Labbé, C., König, A., Lindsay, H., Linz, N., Tröger, J., & Robert, P. (2022). Dementia vs Depression : new methods for differential diagnosis using automatic speech analysis. Alzheimer’s & Dementia, 18(S7), e064486. https://doi.org/10.1002/alz.064486

Abstract

Background

Depression is a very frequent pathology among elderly people. Depressive symptoms are common in neurocognitive disorders which can make it challenging to timely detect and diagnose them. Indeed, there is a high comorbidity of early-stage dementia and late- life depression. There are only a few diagnostic tools that help support differential diagnosis. Speech analysis and the extraction of vocal and linguistic markers could be a non-invasive new method to support this process.

Methods

In this pilot study, we included 12 female patients aged over 60 diagnosed with depression without a neurodegenerative disease or other psychiatric disorders. Clinical assessments include the MMSE, MADRS, EGF and ADC. They were asked to perform two short cognitive vocal tasks: a verbal semantic fluency (SVF) and a short narrative task (positive/negative storytelling) which were recorded.

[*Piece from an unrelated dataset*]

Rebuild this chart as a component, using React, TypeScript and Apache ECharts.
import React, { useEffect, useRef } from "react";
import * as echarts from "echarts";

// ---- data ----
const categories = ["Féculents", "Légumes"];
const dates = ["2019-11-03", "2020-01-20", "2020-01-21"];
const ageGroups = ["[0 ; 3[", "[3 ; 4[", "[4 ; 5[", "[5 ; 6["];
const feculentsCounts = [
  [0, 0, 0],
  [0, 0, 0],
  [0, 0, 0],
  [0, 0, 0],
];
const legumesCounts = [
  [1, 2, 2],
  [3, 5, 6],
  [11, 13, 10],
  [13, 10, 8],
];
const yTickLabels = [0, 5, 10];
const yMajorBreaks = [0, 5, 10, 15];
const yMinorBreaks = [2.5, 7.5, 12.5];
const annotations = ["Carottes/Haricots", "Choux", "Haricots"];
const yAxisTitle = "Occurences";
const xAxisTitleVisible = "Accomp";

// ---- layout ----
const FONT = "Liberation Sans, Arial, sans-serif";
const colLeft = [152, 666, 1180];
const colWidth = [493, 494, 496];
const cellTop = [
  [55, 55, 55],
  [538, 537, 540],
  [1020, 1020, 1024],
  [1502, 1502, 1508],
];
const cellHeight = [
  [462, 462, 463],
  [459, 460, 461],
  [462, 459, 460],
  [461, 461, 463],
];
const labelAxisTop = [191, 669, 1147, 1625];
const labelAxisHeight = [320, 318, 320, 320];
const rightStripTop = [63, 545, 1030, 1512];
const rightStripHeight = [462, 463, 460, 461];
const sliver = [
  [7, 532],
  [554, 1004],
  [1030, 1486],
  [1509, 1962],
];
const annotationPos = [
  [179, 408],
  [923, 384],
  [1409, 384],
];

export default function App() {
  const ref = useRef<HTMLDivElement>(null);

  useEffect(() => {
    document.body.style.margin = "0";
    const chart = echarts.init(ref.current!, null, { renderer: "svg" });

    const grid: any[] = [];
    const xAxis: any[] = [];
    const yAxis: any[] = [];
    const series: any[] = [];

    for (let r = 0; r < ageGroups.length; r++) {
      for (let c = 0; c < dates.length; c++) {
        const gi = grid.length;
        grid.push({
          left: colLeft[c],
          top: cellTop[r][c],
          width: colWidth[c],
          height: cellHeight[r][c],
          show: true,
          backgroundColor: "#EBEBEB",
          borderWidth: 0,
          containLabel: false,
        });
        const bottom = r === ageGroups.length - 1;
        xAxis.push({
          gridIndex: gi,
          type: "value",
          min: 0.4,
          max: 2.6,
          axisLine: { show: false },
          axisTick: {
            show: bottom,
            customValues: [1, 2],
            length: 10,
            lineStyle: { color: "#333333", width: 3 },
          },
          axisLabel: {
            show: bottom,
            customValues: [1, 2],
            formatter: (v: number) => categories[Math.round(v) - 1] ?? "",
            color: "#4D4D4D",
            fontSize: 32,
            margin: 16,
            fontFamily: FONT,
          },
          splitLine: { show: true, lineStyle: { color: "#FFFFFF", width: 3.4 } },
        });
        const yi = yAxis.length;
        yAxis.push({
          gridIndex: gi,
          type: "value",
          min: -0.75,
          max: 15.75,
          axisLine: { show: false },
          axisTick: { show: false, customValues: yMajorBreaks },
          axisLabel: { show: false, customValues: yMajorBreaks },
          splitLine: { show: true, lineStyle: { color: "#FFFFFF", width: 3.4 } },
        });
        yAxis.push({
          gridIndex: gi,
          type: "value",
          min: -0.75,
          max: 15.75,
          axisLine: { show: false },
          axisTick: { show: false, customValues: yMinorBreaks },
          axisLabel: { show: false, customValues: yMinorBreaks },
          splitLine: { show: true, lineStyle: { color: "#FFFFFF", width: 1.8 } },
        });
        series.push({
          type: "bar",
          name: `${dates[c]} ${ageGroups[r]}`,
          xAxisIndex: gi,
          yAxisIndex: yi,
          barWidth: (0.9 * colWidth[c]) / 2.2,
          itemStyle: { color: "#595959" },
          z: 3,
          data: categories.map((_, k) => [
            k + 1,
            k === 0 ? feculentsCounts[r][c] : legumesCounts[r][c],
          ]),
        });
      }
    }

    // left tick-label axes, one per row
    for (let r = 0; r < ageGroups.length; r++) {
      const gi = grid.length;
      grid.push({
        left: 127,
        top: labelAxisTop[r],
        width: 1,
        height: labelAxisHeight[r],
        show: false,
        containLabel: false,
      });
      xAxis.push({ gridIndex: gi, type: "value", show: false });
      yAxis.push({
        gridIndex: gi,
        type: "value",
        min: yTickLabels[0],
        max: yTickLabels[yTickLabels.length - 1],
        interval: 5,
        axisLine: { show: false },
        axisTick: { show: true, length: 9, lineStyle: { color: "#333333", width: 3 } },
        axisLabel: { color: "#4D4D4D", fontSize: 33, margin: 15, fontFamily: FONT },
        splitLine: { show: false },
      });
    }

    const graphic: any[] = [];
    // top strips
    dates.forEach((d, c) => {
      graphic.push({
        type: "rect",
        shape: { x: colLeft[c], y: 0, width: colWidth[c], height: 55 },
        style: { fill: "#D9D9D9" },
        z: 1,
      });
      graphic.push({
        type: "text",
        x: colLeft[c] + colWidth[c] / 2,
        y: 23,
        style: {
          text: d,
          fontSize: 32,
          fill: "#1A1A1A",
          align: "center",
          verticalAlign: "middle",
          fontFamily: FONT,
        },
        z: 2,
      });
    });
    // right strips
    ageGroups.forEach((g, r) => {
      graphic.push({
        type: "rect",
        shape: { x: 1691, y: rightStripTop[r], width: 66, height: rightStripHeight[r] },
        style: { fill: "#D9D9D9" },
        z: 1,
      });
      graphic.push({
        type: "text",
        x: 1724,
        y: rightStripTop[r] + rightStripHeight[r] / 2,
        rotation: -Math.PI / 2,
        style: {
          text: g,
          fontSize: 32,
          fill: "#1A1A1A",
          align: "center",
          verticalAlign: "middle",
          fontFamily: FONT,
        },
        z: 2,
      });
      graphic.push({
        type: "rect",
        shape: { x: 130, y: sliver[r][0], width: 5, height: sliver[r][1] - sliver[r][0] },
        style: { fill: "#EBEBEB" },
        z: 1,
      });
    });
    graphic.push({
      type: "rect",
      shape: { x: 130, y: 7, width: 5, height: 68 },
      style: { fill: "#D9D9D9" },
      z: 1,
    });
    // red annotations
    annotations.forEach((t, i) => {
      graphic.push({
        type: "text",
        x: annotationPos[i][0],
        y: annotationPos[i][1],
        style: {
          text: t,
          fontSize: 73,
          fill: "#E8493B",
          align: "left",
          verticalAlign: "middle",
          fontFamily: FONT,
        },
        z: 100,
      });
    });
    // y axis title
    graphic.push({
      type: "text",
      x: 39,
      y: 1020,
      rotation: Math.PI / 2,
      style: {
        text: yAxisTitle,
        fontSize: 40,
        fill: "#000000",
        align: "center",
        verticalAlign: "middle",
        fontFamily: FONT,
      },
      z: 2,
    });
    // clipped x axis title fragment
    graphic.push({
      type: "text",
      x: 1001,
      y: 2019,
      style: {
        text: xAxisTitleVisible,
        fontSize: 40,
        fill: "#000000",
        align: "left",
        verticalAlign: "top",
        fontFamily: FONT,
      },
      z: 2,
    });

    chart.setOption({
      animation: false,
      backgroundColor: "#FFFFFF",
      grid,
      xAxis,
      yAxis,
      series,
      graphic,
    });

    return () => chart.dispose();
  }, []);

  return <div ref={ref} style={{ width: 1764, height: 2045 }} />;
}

Then, in a second step, vocal and prosodic features were extracted from the audio files using machine learning methods. In a final step, we compared these features to those from a cohort of 9 matched patients with Mild Cognitive Impairment (MCI) diagnosis without any mood disorder and 21 matched controls.

Results

A non-parametric kruskal-wallis and BH-adjusted post-hoc wilcox test analysis revealed a statistically significant (p<0.05) lower word and semantic switch count for MCI compared to depression in the SVF. Linear mixed effects models were used to evaluate 18 prosodic features from the narrative speech task. Four features were significant between diagnoses; sound to noise ratio, delta deltas and deltas were significantly different for the depressed group in comparison to HC and MCI; total phonation time was longer for depressed patients than MCI patients in the negative story.

Conclusion

Automatic analysis of vocal tasks such as semantic verbal fluency and storytelling could be a fast solution for supporting early characterization of patients. Certain types of extracted speech features show different patterns and namely prosodic features should be further explored. To conclude, this new method could serve as an objective assessment tool for differentiating depression from mild cognitive impairment.